Further details have been revealed about the global BBC iPlayer, which is soon to launch in Europe. It will launch as an Apple iPad app and will support downloads to the device, allowing users to view programmes more than once, for an unlimited time, so long as they maintain their subscription to the service. In practice, the number of programmes that can be stored will be limited by the capacity of the device.

BBC Worldwide chief executive John Smith told the industry magazine Broadcast that it will be a “Best of British” proposition, with both new programmes and library material. He said there will be “thousands of hours at launch, and more built up over time”. The catalogue will be curated, with plans to feature packages of similar themes or genres, with social, genre-based events to promote archive material alongside new releases.

The service will initially go live in Western Europe this summer. Users will be able to download the iPad app for free, but will need to pay a subscription of $10, around £6.20, a month for access to the service.

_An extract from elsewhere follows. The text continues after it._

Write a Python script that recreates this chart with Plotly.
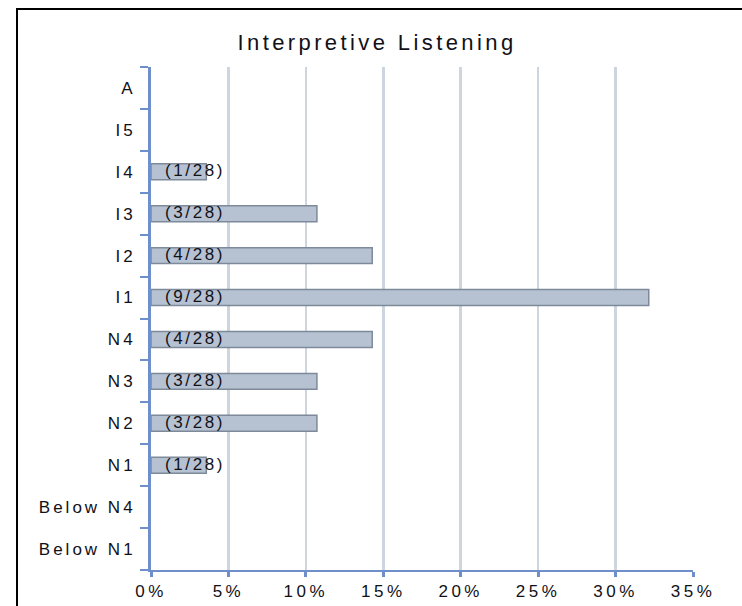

It appears that the service will also carry pre-roll advertising. The national tourism agency VisitBritain has signed up as one of the first advertising partners, promoting the country in anticipation of the Queen’s diamond jubilee and the London Olympics in 2012.

The support for downloads will be welcomed by users, although the number of programmes that can be retained on an iPad will be limited by available storage capacity.

BBC Worldwide already sells large library of programmes through Apple iTunes under the banner “the best of British TV”. We can expect to see many of the same titles available through the Global iPlayer on a subscription basis.

Jana Bennett, who is ultimately responsible for the Global iPlayer at BBC Worldwide, recently said at the Banff World Television Festival: “our ambition is to present a timeless mix of classic and contemporary UK creativity, showcasing the best of British content from the 1950s to the present day. Vintage British creativity but fresh and for the future.”

BBC Worldwide saw over 12 million downloads of apps for smartphones and tablets in the last year, of which 9 million were Lonely Planet travel apps for smartphones and Apple iPads. Other titles included an international news app, a Doctor Who game and recipe apps. BBC Worldwide will no doubt be hoping for significantly more downloads for the Global iPlayer.

The public service BBC iPlayer is available in the United Kingdom as a free iPad app but currently only supports streaming of programmes rather than downloads, effectively limiting usage on the move. It offers access to BBC channels and a wide range of catch-up programming that will not be available on the BBC Global iPlayer.